We ran a 14-day Immersive Reinvention Sprint with the agency’s leadership and digital focal points from three ministries.

  • Day 1–3: Intake → Reviewed strategy docs, donor reports, and citizen feedback data.
  • Day 4: Immersive Sprint Session (half-day) → Breakthroughs:
    • Each ministry had different definitions of “digital service.”
    • 20% of budget was going into overlapping pilot projects.
    • Citizens’ top frustrations were known — but not prioritised.
  • Day 5–14: Synthesis → Insights consolidated into a Clarity Brief + Insight Canvas.
4. The Breakthrough

The Sprint revealed that the biggest blocker wasn’t lack of funding, but lack of shared priorities.

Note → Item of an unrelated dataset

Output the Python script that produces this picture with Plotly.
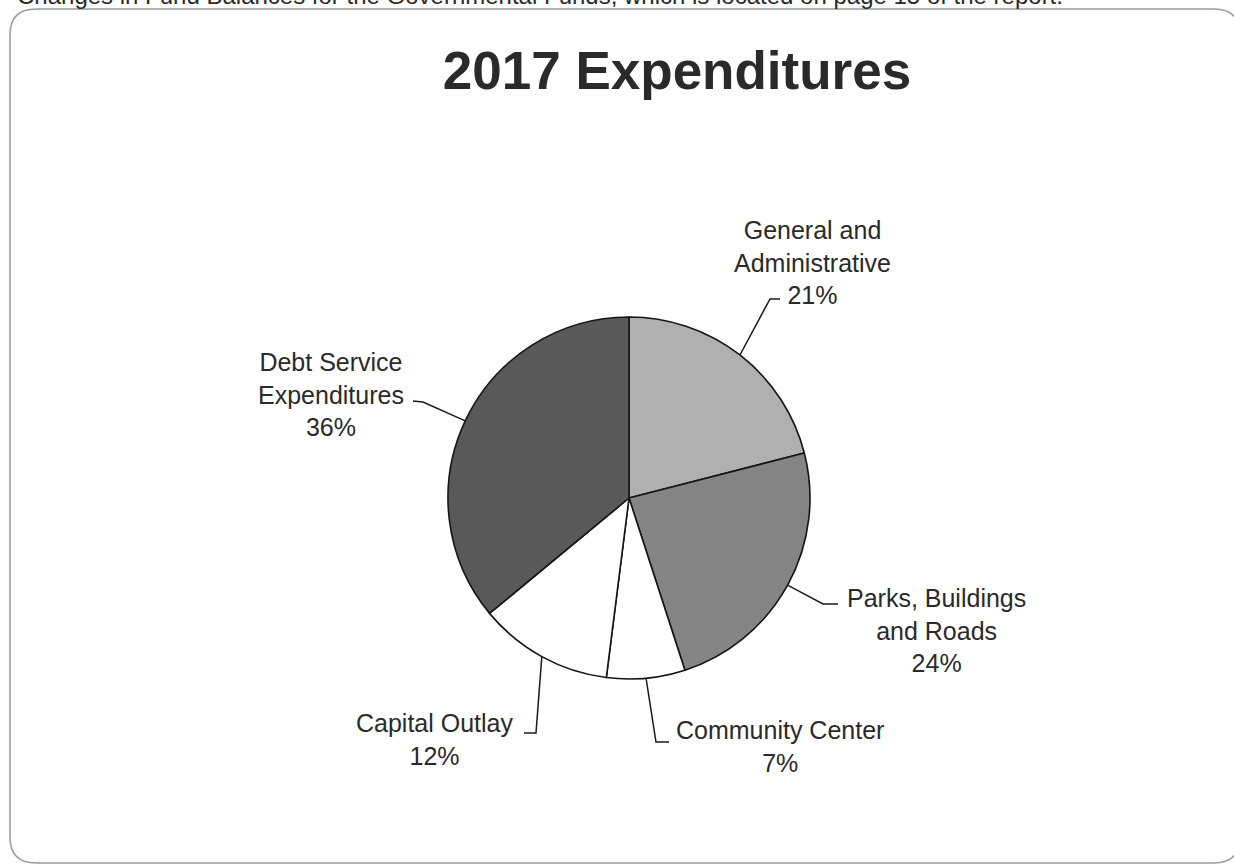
import math
import plotly.graph_objects as go

W, H = 1234, 868

categories = [
    "General and Administrative",
    "Parks, Buildings and Roads",
    "Community Center",
    "Capital Outlay",
    "Debt Service Expenditures",
]
shares = [21, 24, 7, 12, 36]
label_lines = [
    "General and<br>Administrative",
    "Parks, Buildings<br>and Roads",
    "Community Center",
    "Capital Outlay",
    "Debt Service<br>Expenditures",
]
slice_colors = ["#b0b0b0", "#848484", "#ffffff", "#ffffff", "#595959"]

TITLE = "2017 Expenditures"
HEADER = "Changes in Fund Balances for the Governmental Funds, which is located on page 15 of the report."

FONT = "Liberation Sans, Arial, sans-serif"
TEXT_COLOR = "#2a2a2a"

# pie geometry (pixels)
CX, CY, R = 629, 498, 181

# label block centre, leader elbow, leader end (pixels)
label_pos = {
    "General and Administrative": ((812, 262), (770, 299), (780, 299)),
    "Parks, Buildings and Roads": ((936, 630), (823, 604), (838, 604)),
    "Community Center": ((780, 746), (656, 742), (669, 742)),
    "Capital Outlay": ((435, 739), (536, 733), (524, 733)),
    "Debt Service Expenditures": ((331, 394), (423, 402), (413, 401)),
}


def to_paper(x, y):
    return x / W, 1 - y / H


fig = go.Figure(
    go.Pie(
        labels=categories,
        values=shares,
        sort=False,
        direction="clockwise",
        rotation=0,
        textinfo="none",
        hoverinfo="label+percent",
        marker=dict(colors=slice_colors, line=dict(color="#151515", width=1.6)),
        domain=dict(
            x=[(CX - R) / W, (CX + R) / W],
            y=[1 - (CY + R) / H, 1 - (CY - R) / H],
        ),
        showlegend=False,
    )
)

total = sum(shares)
cum = 0
annotations = []
shapes = []
for name, text, v in zip(categories, label_lines, shares):
    ang = (cum + v / 2) / total * 2 * math.pi
    cum += v
    rim = (CX + R * math.sin(ang), CY - R * math.cos(ang))
    (lx, ly), elbow, end = label_pos[name]
    pct = round(v / total * 100)
    ax, ay = to_paper(lx, ly)
    annotations.append(dict(
        x=ax, y=ay, xref="paper", yref="paper", xanchor="center", yanchor="middle",
        text=f"{text}<br>{pct}%", showarrow=False, align="center",
        font=dict(family=FONT, size=25, color=TEXT_COLOR),
    ))
    pts = [to_paper(*rim), to_paper(*elbow), to_paper(*end)]
    path = "M " + " L ".join(f"{px},{py}" for px, py in pts)
    shapes.append(dict(type="path", xref="paper", yref="paper", path=path,
                       line=dict(color="#1a1a1a", width=1.5)))

# rounded frame, right side runs off the page like the scan
x0, y0, x1, y1, rr = 10, 9, 1240, 863, 26
corner = [
    (x0 + rr, y0), (x1 - rr, y0), (x1, y0), (x1, y0 + rr), (x1, y1 - rr), (x1, y1),
    (x1 - rr, y1), (x0 + rr, y1), (x0, y1), (x0, y1 - rr), (x0, y0 + rr), (x0, y0),
]
p = [to_paper(*c) for c in corner]
frame = (
    f"M {p[0][0]},{p[0][1]} L {p[1][0]},{p[1][1]} Q {p[2][0]},{p[2][1]} {p[3][0]},{p[3][1]} "
    f"L {p[4][0]},{p[4][1]} Q {p[5][0]},{p[5][1]} {p[6][0]},{p[6][1]} "
    f"L {p[7][0]},{p[7][1]} Q {p[8][0]},{p[8][1]} {p[9][0]},{p[9][1]} "
    f"L {p[10][0]},{p[10][1]} Q {p[11][0]},{p[11][1]} {p[0][0]},{p[0][1]} Z"
)
shapes.append(dict(type="path", xref="paper", yref="paper", path=frame,
                   line=dict(color="#9a9a9a", width=1.5), layer="below"))

# page text above the frame, cut off at the top edge as in the scan
annotations.append(dict(
    x=15 / W, y=1 + 4 / H, xref="paper", yref="paper", xanchor="left", yanchor="middle",
    text=HEADER, showarrow=False, font=dict(family=FONT, size=24, color=TEXT_COLOR),
))

fig.update_layout(
    width=W,
    height=H,
    margin=dict(l=0, r=0, t=0, b=0),
    plot_bgcolor="white",
    paper_bgcolor="white",
    title=dict(
        text=f"<b>{TITLE}</b>",
        x=677 / W, xanchor="center", y=1 - 70 / H, yanchor="middle",
        font=dict(family=FONT, size=53, color=TEXT_COLOR),
    ),
    annotations=annotations,
    shapes=shapes,
)

fig.write_html(
    "out.html",
    config={"displayModeBar": False},
    post_script="document.body.style.margin='0';",
)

Three practical insights stood out:

  1. One Definition of Digital Service → agreed across ministries.
  2. Quick-Win Prioritisation → focus on top 3 citizen pain points (ID renewal, business registration, healthcare booking).
  3. Shared Resource Map → pool budgets to eliminate duplication.
These changes alone allowed the agency to unlock £75,000 in immediate savings and deliver 2–3 visible improvements in the next quarter — meeting donor expectations and building citizen trust.
5. From Sprint to Action (4 Pillars Applied)

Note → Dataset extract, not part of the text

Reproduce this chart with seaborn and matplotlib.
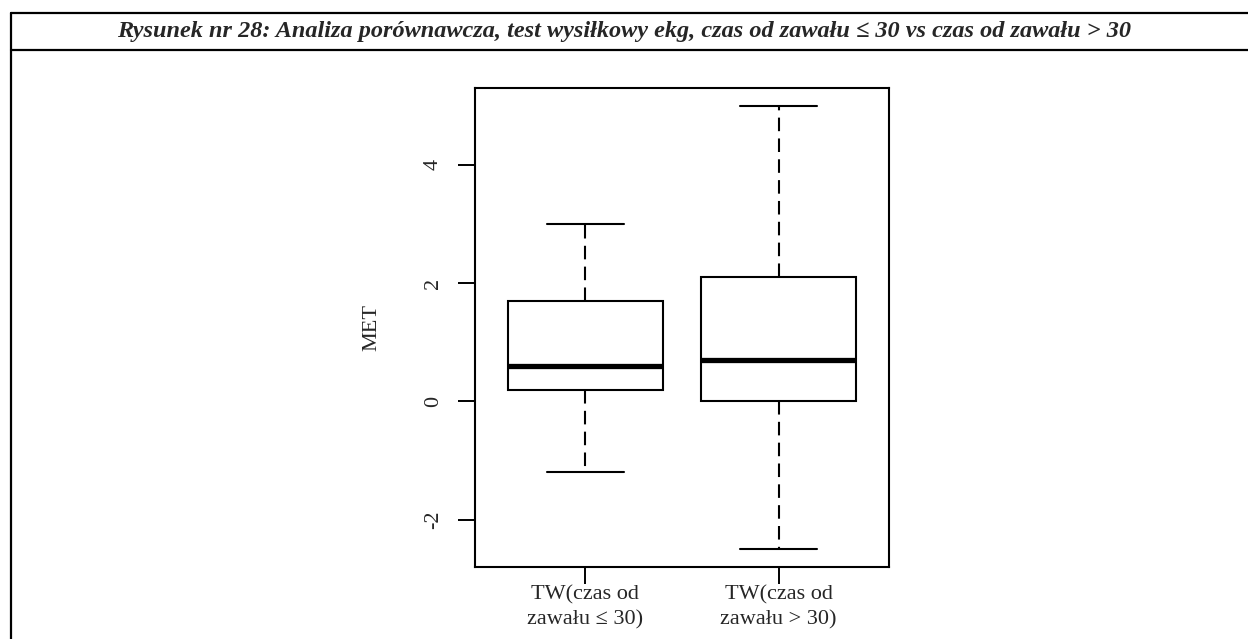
import matplotlib
matplotlib.use("Agg")
import matplotlib.pyplot as plt
from matplotlib.lines import Line2D
import seaborn as sns
import pandas as pd

# Data (five-number summaries)
categories = ["TW(czas od\nzawału ≤ 30)", "TW(czas od\nzawału > 30)"]
group1_values = [-1.2, 0.2, 0.6, 1.7, 3.0]
group2_values = [-2.5, 0.0, 0.7, 2.1, 5.0]
y_ticks = [-2, 0, 2, 4]
title = "Rysunek nr 28: Analiza porównawcza, test wysiłkowy ekg, czas od zawału ≤ 30 vs czas od zawału > 30"
y_label = "MET"

df = pd.DataFrame({
    "group": [categories[0]] * len(group1_values) + [categories[1]] * len(group2_values),
    "MET": group1_values + group2_values,
})

sns.set_theme(style="white")
plt.rcParams["font.family"] = ["Liberation Serif", "DejaVu Serif"]

fig = plt.figure(figsize=(12.48, 6.39), dpi=100)
ax = fig.add_axes([475 / 1248, 1 - 567 / 639, (889 - 475) / 1248, (567 - 88) / 639])

sns.boxplot(
    data=df, x="group", y="MET", ax=ax,
    order=categories,
    color="white", saturation=1, linecolor="black", linewidth=1.5,
    width=0.8, whis=(0, 100), showfliers=False,
    medianprops=dict(linewidth=3.8, color="black"),
    whiskerprops=dict(linestyle=(0, (6.5, 3.5)), color="black"),
    capprops=dict(color="black"),
    boxprops=dict(edgecolor="black"),
)

ax.set_xlim(-0.57, 1.57)
ax.set_ylim(-2.8, 5.3)
ax.set_yticks(y_ticks)
ax.set_yticklabels([str(t) for t in y_ticks], rotation=90, va="center", fontsize=16)
ax.set_xticks([0, 1])
ax.set_xticklabels(categories, fontsize=16, linespacing=1.45)
ax.tick_params(axis="both", length=12, width=1.4, color="black", direction="out",
               left=True, bottom=True)
ax.tick_params(axis="x", pad=1)
ax.tick_params(axis="y", pad=11)
ax.set_xlabel("")
ax.set_ylabel(y_label, fontsize=16, labelpad=31)
for s in ax.spines.values():
    s.set_visible(True)
    s.set_color("black")
    s.set_linewidth(1.5)

# Frame and title band
fig.add_artist(Line2D([11 / 1248, 1], [1 - 12.5 / 639, 1 - 12.5 / 639], color="black", lw=1.6, transform=fig.transFigure))
fig.add_artist(Line2D([11 / 1248, 1], [1 - 49.5 / 639, 1 - 49.5 / 639], color="black", lw=1.6, transform=fig.transFigure))
fig.add_artist(Line2D([11 / 1248, 11 / 1248], [0, 1 - 12.5 / 639], color="black", lw=1.6, transform=fig.transFigure))
fig.text(624 / 1248, 1 - 31 / 639, title, ha="center", va="center",
         fontsize=17.5, fontweight="bold", fontstyle="italic")

fig.savefig("out.png", dpi=100, facecolor="white")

Based on the Sprint clarity, Reinvantage proposed a modest, targeted package of support:

  • Readiness → Facilitated inter-ministerial workshops to embed the “one digital service” definition.
  • Foresight → Analysed citizen feedback trends to shape the quick-win roadmap.
  • Growth → Supported the reallocation of funds to joint projects, reducing overlap.
  • Positioning → Crafted a communication plan highlighting early digital wins to donors and citizens.
6. The Results
  • 2 pilot services integrated into the central portal (ID renewal + healthcare booking).
  • Budget savings of £75,000 from eliminating overlapping projects.
  • Citizen satisfaction up modestly → call centre complaints on digital services dropped by 12%.
  • Donor confidence improved → short-term impact report received positive feedback.
The client thought it needed more funding and bigger projects.
The Sprint revealed it first needed clarity and alignment.

By applying the four pillars to a targeted scope, Reinvantage helped deliver visible results within a single quarter — proving progress to citizens and donors and laying the groundwork for deeper transformation.